The Jay Street Bike Lane Won’t Work If NYPD Parks All Over It
As crews restripe Jay Street to implement a curbside protected bike lane, some sort of learning curve is to be expected. Drivers need a little time to adjust to the new parking lane, which floats to the left of the bike lane buffer. But NYPD should know better from the start.
Streetsblog reader Brandon Chamberlin snapped the above photo of two police vehicles parked in the bus stop in front of City Tech on Jay Street this morning, blocking the way for both buses and cyclists. The bus stop has always been there — it’s not new.

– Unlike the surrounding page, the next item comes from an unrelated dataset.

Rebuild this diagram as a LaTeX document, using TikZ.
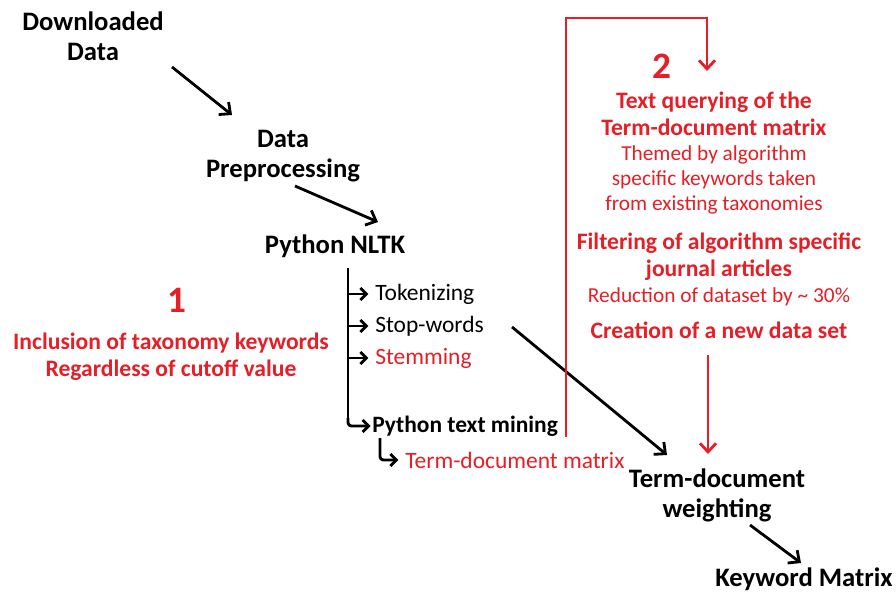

In DOT’s redesign, the bike lane and curbside bus stops are “shared space” — as opposed to a floating bus stop design where bus drivers would pull up to a boarding island to the left of the bike lane. It’s a situation that requires some extra effort, with cyclists and bus drivers having to look out for each other — even without factoring in illegal parking.
If police ignore the rules and park at the curb, things will break down quickly. Cyclists will have to weave out of the bike lane into traffic, and bus riders will have to walk off the curb to board. The stress and chaotic traffic conditions that the Jay Street redesign was supposed to fix will just resurface in slightly different form.
Illegal parking by police and other placard holders has been the scourge of Jay Street for a long time. When DOT presented its Jay Street proposal to Community Board 2 in March, transportation committee members worried that the new lane would be compromised by rampant parking placard abuse, which NYPD has overlooked for years.
Police from all over Brooklyn come to the courts on Jay Street (one of the squad cars in the photo is from the 73rd Precinct in Brownsville). If the redesign of one of NYC’s busiest bike routes is going to work, NYPD needs to get the message out that officers can’t block bus stops or the bike lane.